Is that the end of the story? Unfortunately, no. Right now 1,500 construction workers are preparing the ground in Burke County, Georgia, to build two Westinghouse AP1000 reactors, the first new plants begun in this country since 1976. The project has received $8.3 billion in federal loan guarantees toward its estimated $14.6 billion cost.
But it appears the project may not go ahead on schedule. Why? Because the Nuclear Regulatory Commission still has not approved the design of the AP1000. Four of these reactors are being built in China, the first scheduled to begin operation in 2012, but we still haven’t decided if it’s safe to go ahead.

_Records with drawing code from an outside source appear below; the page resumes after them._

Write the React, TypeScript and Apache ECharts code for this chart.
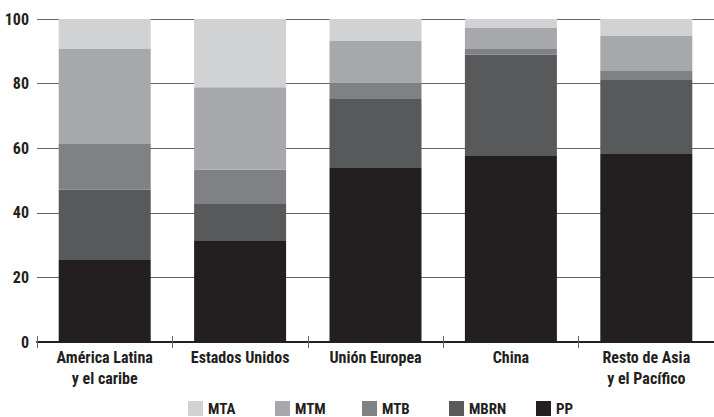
import React, { useEffect, useRef } from "react";
import * as echarts from "echarts";

const categories = ["América Latina\ny el caribe", "Estados Unidos", "Unión Europea", "China", "Resto de Asia\ny el Pacífico"];
const seriesNames = ["MTA", "MTM", "MTB", "MBRN", "PP"];
const PP = [25.4, 31.3, 53.9, 57.6, 58.2];
const MBRN = [21.7, 11.4, 21.3, 31.3, 22.9];
const MTB = [14.2, 10.6, 5.0, 1.8, 2.8];
const MTM = [29.4, 25.6, 13.0, 6.5, 10.8];
const MTA = [9.3, 21.1, 6.8, 2.8, 5.3];
const yTicks = [0, 20, 40, 60, 80, 100];

const FONT = "'Roboto Condensed', 'Liberation Sans Narrow', 'DejaVu Sans Condensed', sans-serif";
const TEXT = "#231f20";

export default function App() {
  const ref = useRef<HTMLDivElement>(null);
  useEffect(() => {
    if (!ref.current) return;
    const chart = echarts.init(ref.current, null, { renderer: "svg" });
    const colors: Record<string, string> = {
      MTA: "#d1d2d4",
      MTM: "#a7a8ab",
      MTB: "#808184",
      MBRN: "#58595b",
      PP: "#231f20",
    };
    const dataMap: Record<string, number[]> = { MTA, MTM, MTB, MBRN, PP };
    const stackOrder = ["PP", "MBRN", "MTB", "MTM", "MTA"];
    chart.setOption({
      animation: false,
      textStyle: { fontFamily: FONT },
      grid: { left: 37, top: 19, width: 680, height: 323, containLabel: false },
      legend: seriesNames.map((name, i) => ({
        data: [name],
        left: 188 + 87 * i,
        top: 401,
        padding: 0,
        itemWidth: 15,
        itemHeight: 15,
        icon: "rect",
        selectedMode: false,
        textStyle: { fontFamily: FONT, fontSize: 15, fontWeight: "bold", color: TEXT, padding: [8, 0, 0, 0] },
      })),
      xAxis: [
        {
          type: "category",
          data: categories,
          axisLine: { lineStyle: { color: TEXT, width: 2 } },
          axisTick: { show: true, length: 6, lineStyle: { color: "#666", width: 1 } },
          axisLabel: { interval: 0, fontFamily: FONT, fontSize: 16, fontWeight: "bold", color: TEXT, lineHeight: 21, margin: 5 },
        },
        {
          type: "category",
          data: categories,
          position: "bottom",
          axisLine: { show: false },
          axisTick: { show: true, inside: true, length: 6, lineStyle: { color: "#666", width: 1 } },
          axisLabel: { show: false },
        },
      ],
      yAxis: {
        type: "value",
        min: yTicks[0],
        max: yTicks[yTicks.length - 1],
        interval: 20,
        axisLine: { show: false },
        axisTick: { show: false },
        axisLabel: { fontFamily: FONT, fontSize: 16, fontWeight: "bold", color: TEXT, margin: 8 },
        splitLine: { lineStyle: { color: "#666", width: 1 } },
      },
      series: stackOrder.map((name) => ({
        name,
        type: "bar",
        stack: "total",
        barWidth: 92,
        data: dataMap[name],
        itemStyle: { color: colors[name] },
        z: 3,
      })),
    });
    return () => chart.dispose();
  }, []);
  return <div ref={ref} style={{ width: 714, height: 417, position: "absolute", left: 0, top: 0 }} />;
}
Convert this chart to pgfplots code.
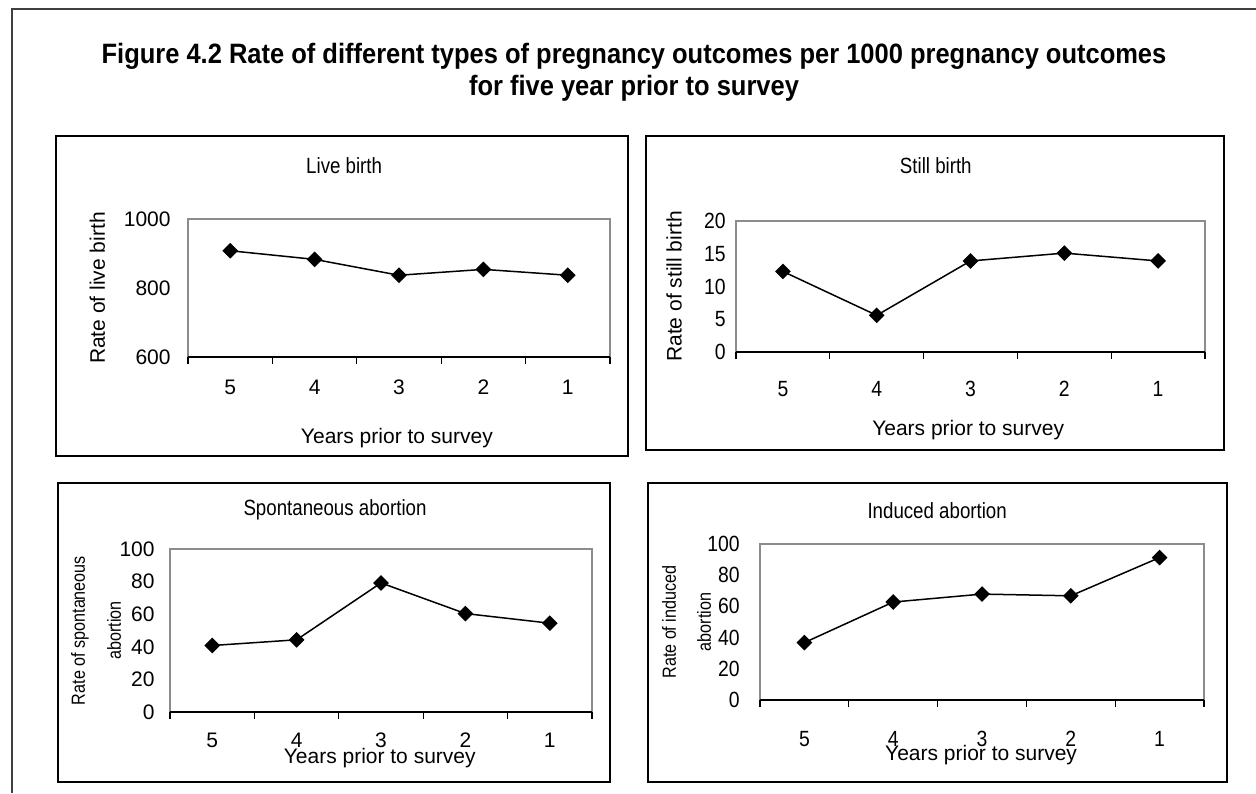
\documentclass[border=0pt]{standalone}
\usepackage{fontspec}
\setmainfont{Liberation Sans}
\newfontfamily\narrowfont{Liberation Sans}[FakeStretch=0.85]
\newfontfamily\titlefont{Liberation Sans}[FakeStretch=0.91]
\newfontfamily\midfont{Liberation Sans}[FakeStretch=0.88]
\usepackage{pgfplots}
\pgfplotsset{compat=1.18}

\pgfplotsset{
  every axis title shift=0pt,
  panel/.style={
    scale only axis, anchor=south west,
    xmin=0, xmax=5,
    xtick={0.5,1.5,2.5,3.5,4.5},
    xticklabels={5,4,3,2,1},
    major tick length=0pt,
    xtick pos=bottom, ytick pos=left,
    extra x ticks={0,1,2,3,4,5},
    extra x tick labels={},
    extra x tick style={major tick length=3.5pt, tick align=outside,
      tick style={draw=black, line width=0.6pt}},
    axis line style={draw=black!45, line width=0.8pt},
    /pgf/number format/assume math mode=true,
    /pgf/number format/1000 sep={},
    ticklabel style={font=\fontsize{10.5}{12}\selectfont},
    xticklabel style={anchor=center, inner sep=0pt},
    yticklabel style={anchor=east, inner sep=0pt},
    label style={font=\fontsize{10.5}{12}\selectfont},
    title style={font=\narrowfont\fontsize{11}{12}\selectfont, anchor=center},
    xlabel style={anchor=center},
    ylabel style={anchor=center, align=center},
    clip=false,
  },
  dataline/.style={black, line width=0.75pt, mark=square*,
    mark size=2.4pt, mark options={rotate=45, fill=black}},
}

\begin{document}
\begin{tikzpicture}
\useasboundingbox (0,0) rectangle (628pt,-396.5pt);
\begin{scope}[x=0.5pt,y=-0.5pt]
  \draw[black!75, line width=0.7pt] (12,793) -- (12,9) -- (1256,9);
  \draw[black, line width=0.9pt] (56,136) rectangle (628,456);
  \draw[black, line width=0.9pt] (646,136) rectangle (1224,450);
  \draw[black, line width=0.9pt] (58,483) rectangle (610,782);
  \draw[black, line width=0.9pt] (648,483) rectangle (1227,782);
  \node[font=\titlefont\bfseries\fontsize{14}{16}\selectfont, anchor=base]
    at (634,63) {Figure 4.2 Rate of different types of pregnancy outcomes per 1000 pregnancy outcomes};
  \node[font=\titlefont\bfseries\fontsize{14}{16}\selectfont, anchor=base]
    at (634,95) {for five year prior to survey};
\end{scope}

% Live birth
\begin{axis}[panel, at={(94pt,-178.5pt)}, width=211pt, height=69pt,
  ymin=600, ymax=1000, ytick={600,800,1000},
  xticklabel style={yshift=-15pt}, yticklabel style={xshift=-8.5pt},
  title={Live birth}, title style={at={(axis description cs:0.370,1.384)}},
  xlabel={Years prior to survey}, xlabel style={at={(axis description cs:0.495,-0.587)}},
  ylabel={Rate of live birth}, ylabel style={at={(axis description cs:-0.2145,0.5)}},
]
\addplot[dataline] coordinates {(0.5,908) (1.5,883) (2.5,837) (3.5,854) (4.5,837)};
\draw[black, line width=0.8pt] (rel axis cs:0,0) -- (rel axis cs:1,0);
\end{axis}

% Still birth
\begin{axis}[panel, at={(368pt,-176pt)}, width=234.5pt, height=65.5pt,
  ymin=0, ymax=20, ytick={0,5,10,15,20},
  ticklabel style={font=\midfont\fontsize{11}{12}\selectfont},
  xticklabel style={yshift=-18.5pt}, yticklabel style={xshift=-5pt},
  title={Still birth}, title style={at={(axis description cs:0.426,1.42)}},
  xlabel={Years prior to survey}, xlabel style={at={(axis description cs:0.495,-0.595)}},
  ylabel={Rate of  still birth}, ylabel style={at={(axis description cs:-0.132,0.5)}},
]
\addplot[dataline] coordinates {(0.5,12.3) (1.5,5.6) (2.5,13.9) (3.5,15.1) (4.5,13.9)};
\draw[black, line width=0.8pt] (rel axis cs:0,0) -- (rel axis cs:1,0);
\end{axis}

% Spontaneous abortion
\begin{axis}[panel, at={(85pt,-356pt)}, width=211pt, height=81.5pt,
  ymin=0, ymax=100, ytick={0,20,40,60,80,100},
  xticklabel style={yshift=-14pt}, yticklabel style={xshift=-7.5pt},
  title={Spontaneous abortion}, title style={at={(axis description cs:0.391,1.239)}},
  xlabel={Years prior to survey}, xlabel style={at={(axis description cs:0.497,-0.282)}},
  ylabel={Rate of spontaneous\\abortion},
  ylabel style={at={(axis description cs:-0.175,0.5)}, font=\narrowfont\fontsize{9.5}{18}\selectfont},
]
\addplot[dataline] coordinates {(0.5,40.8) (1.5,44.3) (2.5,79.2) (3.5,60.4) (4.5,54.5)};
\draw[black, line width=0.8pt] (rel axis cs:0,0) -- (rel axis cs:1,0);
\end{axis}

% Induced abortion
\begin{axis}[panel, at={(380pt,-350pt)}, width=222pt, height=78pt,
  ymin=0, ymax=100, ytick={0,20,40,60,80,100},
  ticklabel style={font=\midfont\fontsize{11}{12}\selectfont},
  xticklabel style={yshift=-19.5pt}, yticklabel style={xshift=-10pt},
  title={Induced abortion}, title style={at={(axis description cs:0.399,1.212)}},
  xlabel={Years prior to survey}, xlabel style={at={(axis description cs:0.498,-0.353)}},
  ylabel={Rate of induced\\abortion},
  ylabel style={at={(axis description cs:-0.1655,0.5)}, font=\narrowfont\fontsize{9.5}{17.5}\selectfont},
]
\addplot[dataline] coordinates {(0.5,36.8) (1.5,62.8) (2.5,67.9) (3.5,66.8) (4.5,91.3)};
\draw[black, line width=0.8pt] (rel axis cs:0,0) -- (rel axis cs:1,0);
\end{axis}
\end{tikzpicture}
\end{document}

The NRC actually approved the design of the AP1000 back in 2005. Then anti-nuclear groups began beating the drums. What happens if a hijacked airliner crashes into it? The 1990s test was completely forgotten. The NRC mulled the matter awhile and told Westinghouse to go back and try to design some kind of anti-aircraft device.
Westinghouse went back and elevated a concrete-and-steel protection shield so it would hover over the reactor. They submitted again in 2009. NRC took one look and said, “Hey, that thing looks like it might fall down in an earthquake.” It rejected the Westinghouse design. That’s where things stand now. This week the NRC added another concern, Westinghouse “fail[ed] to adequately consider the effects of an airline strike that hits an annex building, penetrates another structure and heads toward an equipment hatch.” Westinghouse will consider the problem.
Environmental groups have persuaded a large portion of the bureaucracy to operate under the “precautionary principle” — the idea that if there’s any doubt whatsoever that something might not work, don’t do it at all. Unfortunately, the precautionary principle itself has its problems. If you never do anything for fear of what might happen, you may find yourself with an aging industrial complex while the rest of the world spurts ahead to newer and better technologies. That’s where we’re headed now.